As with the history of westward expansion in America, the history of the bonanza farm begins with the coming of the railroad. In the mid-1860s, a group of entrepreneurs aspired to build a railroad across the northern territory to the Pacific Ocean. With millions of acres in government land grants and financing from Jay Cooke and his banking institution, the newly-formed Northern Pacific Railroad began construction. By 1872, the NP had crossed the Red River, entering present-day North Dakota.

Unfortunately, Jay Cooke went bankrupt a year later sending the NP, and the entire country, into a financial panic. To raise the money needed to continue the railroad, the NP allowed stockholders, who held deflated stock, to buy large tracts of land at a rate competitive with land sold by the government.

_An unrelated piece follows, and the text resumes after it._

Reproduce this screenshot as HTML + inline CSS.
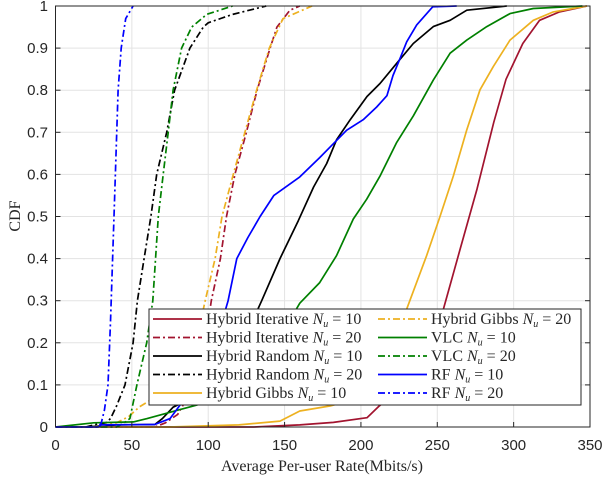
<!DOCTYPE html>
<html><head><meta charset="utf-8"><style>
body{margin:0;background:#fff}
svg text{font-family:"Liberation Sans",sans-serif}
.serif{font-family:"Liberation Serif",serif}
</style></head><body>
<svg id="chart" width="604" height="476" viewBox="0 0 604 476">
<g id="grid"></g>
<g id="series"></g>
<rect x="55.5" y="6" width="534.5" height="421" fill="none" stroke="#262626" stroke-width="1"/>
<g id="ticks"></g>
<text x="322" y="471" text-anchor="middle" class="serif" font-size="16" fill="#262626">Average Per-user Rate(Mbits/s)</text>
<text transform="translate(20,216) rotate(-90)" text-anchor="middle" class="serif" font-size="16" fill="#262626">CDF</text>
<g id="legend"></g>
</svg>
<script>
const xTicks=[0,50,100,150,200,250,300,350];
const yTicks=[0,0.1,0.2,0.3,0.4,0.5,0.6,0.7,0.8,0.9,1];
const yTickLabels=["0","0.1","0.2","0.3","0.4","0.5","0.6","0.7","0.8","0.9","1"];
const seriesNames=["Hybrid Iterative","Hybrid Iterative","Hybrid Random","Hybrid Random","Hybrid Gibbs","Hybrid Gibbs","VLC","VLC","RF","RF"];
const seriesNu=[10,20,10,20,10,20,10,20,10,20];
const colors=["#A2142F","#A2142F","#000000","#000000","#EDB120","#EDB120","#008000","#008000","#0000FF","#0000FF"];
const iter10=[[0,0],[130,0],[160,0.005],[182,0.011],[204,0.022],[212,0.05],[230,0.1],[245,0.18],[254,0.28],[265,0.423],[276,0.565],[287,0.724],[295,0.826],[306,0.911],[317,0.966],[330,0.986],[348,1]];
const iter20=[[0,0],[65,0],[72,0.01],[80,0.03],[88,0.08],[95,0.16],[100,0.25],[102,0.3],[108,0.4],[112,0.5],[117.5,0.6],[125,0.7],[132,0.8],[140.5,0.9],[145,0.95],[153.5,0.99],[160,1]];
const rand10=[[0,0],[20,0],[40,0.005],[65,0.006],[70,0.02],[77,0.047],[90,0.07],[110,0.13],[125,0.22],[135,0.3],[147,0.4],[159,0.49],[169,0.57],[177.6,0.626],[184,0.682],[193,0.73],[204,0.785],[212.5,0.816],[223.4,0.864],[234.3,0.911],[247.4,0.951],[258.4,0.966],[269.3,0.99],[295.5,1]];
const rand20=[[0,0],[20,0],[25,0.005],[33,0.01],[36,0.02],[40,0.05],[45.5,0.1],[50.8,0.2],[53.6,0.3],[58,0.4],[62.5,0.5],[66.3,0.6],[72.8,0.7],[78,0.8],[88,0.9],[96.8,0.95],[100,0.96],[116,0.98],[138,1]];
const gibbs10=[[0,0],[75,0],[120,0.005],[147,0.014],[160,0.038],[180,0.05],[200,0.07],[215,0.13],[225,0.22],[230,0.28],[243,0.407],[251.8,0.5],[260.5,0.596],[269.3,0.706],[278,0.801],[286.7,0.856],[297.6,0.919],[312.9,0.966],[326,0.986],[348,1]];
const gibbs20=[[0,0],[25,0],[40,0.01],[48,0.025],[55,0.048],[65,0.07],[80,0.11],[90,0.18],[95,0.25],[98,0.3],[104.5,0.4],[109,0.5],[116.4,0.6],[124,0.7],[131.7,0.8],[140,0.9],[149,0.97],[168,1]];
const vlc10=[[0,0],[25,0.01],[51,0.012],[60,0.02],[80,0.04],[92.5,0.052],[110,0.08],[130,0.14],[148,0.22],[160,0.294],[173,0.343],[184,0.407],[195,0.494],[203.8,0.541],[212.5,0.596],[223.4,0.676],[234.3,0.739],[247.4,0.824],[258.4,0.888],[269.3,0.919],[282.4,0.951],[297.6,0.982],[312.9,0.994],[345,1]];
const vlc20=[[0,0],[40,0],[45,0.01],[48.7,0.02],[53.3,0.1],[59.7,0.2],[63.7,0.3],[67.3,0.5],[70.5,0.6],[73.8,0.7],[77,0.8],[82.6,0.9],[89.2,0.95],[99,0.98],[116,1]];
const rf10=[[0,0],[28,0],[30,0.005],[65,0.006],[75,0.02],[81.5,0.052],[95,0.1],[105,0.2],[113,0.3],[118.7,0.4],[126,0.45],[134,0.5],[143,0.55],[160,0.594],[173,0.64],[182,0.673],[190.7,0.705],[201.5,0.73],[210.3,0.76],[217,0.787],[221,0.835],[225.6,0.875],[230,0.915],[236.5,0.955],[247,0.998],[262.7,1]];
const rf20=[[0,0],[28,0],[30,0.01],[32,0.04],[34.4,0.1],[36,0.25],[38.3,0.5],[41,0.8],[43,0.9],[46,0.97],[50.8,1]];
const allSeries=[iter10,iter20,rand10,rand20,gibbs10,gibbs20,vlc10,vlc20,rf10,rf20];
const seriesKeys=["hybrid-iterative-10","hybrid-iterative-20","hybrid-random-10","hybrid-random-20","hybrid-gibbs-10","hybrid-gibbs-20","vlc-10","vlc-20","rf-10","rf-20"];

const NS="http://www.w3.org/2000/svg";
const X0=55.5,X1=590,Y0=427,Y1=6;
const sx=v=>X0+(v/350)*(X1-X0);
const sy=v=>Y0-v*(Y0-Y1);
function mk(tag,attrs,parent){const e=document.createElementNS(NS,tag);for(const k in attrs)e.setAttribute(k,attrs[k]);parent.appendChild(e);return e;}
const grid=document.getElementById('grid'),ticks=document.getElementById('ticks'),ser=document.getElementById('series'),leg=document.getElementById('legend');
xTicks.forEach((t,i)=>{
  const g=mk('line',{x1:sx(t),x2:sx(t),y1:Y0,y2:Y1,stroke:'#e3e3e3','stroke-width':1},grid);
  
  
  const tk=mk('line',{x1:sx(t),x2:sx(t),y1:Y0,y2:Y0-5,stroke:'#262626'},ticks);
  
  
  const tx=mk('text',{x:sx(t),y:450,'text-anchor':'middle','font-size':15,fill:'#262626'},ticks);
  tx.textContent=String(t);
  
  
});
yTicks.forEach((t,i)=>{
  const g=mk('line',{x1:X0,x2:X1,y1:sy(t),y2:sy(t),stroke:'#e3e3e3','stroke-width':1},grid);
  
  
  const tk=mk('line',{x1:X0,x2:X0+5,y1:sy(t),y2:sy(t),stroke:'#262626'},ticks);
  
  
  const tk2=mk('line',{x1:X1,x2:X1-5,y1:sy(t),y2:sy(t),stroke:'#262626'},ticks);
  
  
  const tx=mk('text',{x:48,y:sy(t)+5,'text-anchor':'end','font-size':15,fill:'#262626'},ticks);
  tx.textContent=yTickLabels[i];
  
  
});
allSeries.forEach((d,i)=>{
  const p=mk('polyline',{points:d.map(q=>sx(q[0]).toFixed(1)+','+sy(q[1]).toFixed(1)).join(' '),fill:'none',stroke:colors[i],'stroke-width':1.7,'stroke-linejoin':'round','stroke-dasharray':(i%2)?'7,3,2,3':'none'},ser);
  
  
});
const lb=mk('rect',{x:149,y:309,width:432,height:96,fill:'#fff',stroke:'#262626','stroke-width':1},leg);


for(let k=0;k<10;k++){
  const si=k;
  const col=k<5?0:1,row=k<5?k:k-5;
  const lx=col?378:153,ty=319+row*18.5;
  const g=mk('g',{},leg);
  
  
  mk('line',{x1:lx,x2:lx+49,y1:ty,y2:ty,stroke:colors[si],'stroke-width':1.7,'stroke-dasharray':(si%2)?'7,3,2,3':'none'},g);
  const t=mk('text',{x:lx+53,y:ty+5,'font-size':16,fill:'#262626',class:'serif'},g);
  t.innerHTML=seriesNames[si]+' <tspan font-style="italic">N</tspan><tspan font-style="italic" font-size="10" dy="3">u</tspan><tspan dy="-3"> = '+seriesNu[si]+'</tspan>';
}
</script>
</body></html>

One man who took the NP's offer was J.F. Downing, an attorney and businessman from Erie, PA. Although no acreage figure has been determined in establishing the farm size necessary to constitute a bonanza farm, Downing's landholdings in North Dakota exceeded 9,000 acres, which certainly qualified his farm for bonanza status.

Bonanza farming was well established in the Mooreton area when F.A. Bagg jointed his uncle's 9,000 acre enterprise in 1886. Mr. Bagg spent his first year on the Downing Farm, working as a carpenter and field hand for twenty dollars per month plus board and room. The superintendent of the farm left in 1887 and Mr. Bagg was offered and accepted the position of superintendent of the farm.

Upon the death of Mr. Downing in 1913, Mr. Bagg inherited a quarter interest of the farm's holdings. In 1915, he moved his inheritance, which included land, buildings and machinery, one mile from the Downing farmstead and began his own Bonanza Farm.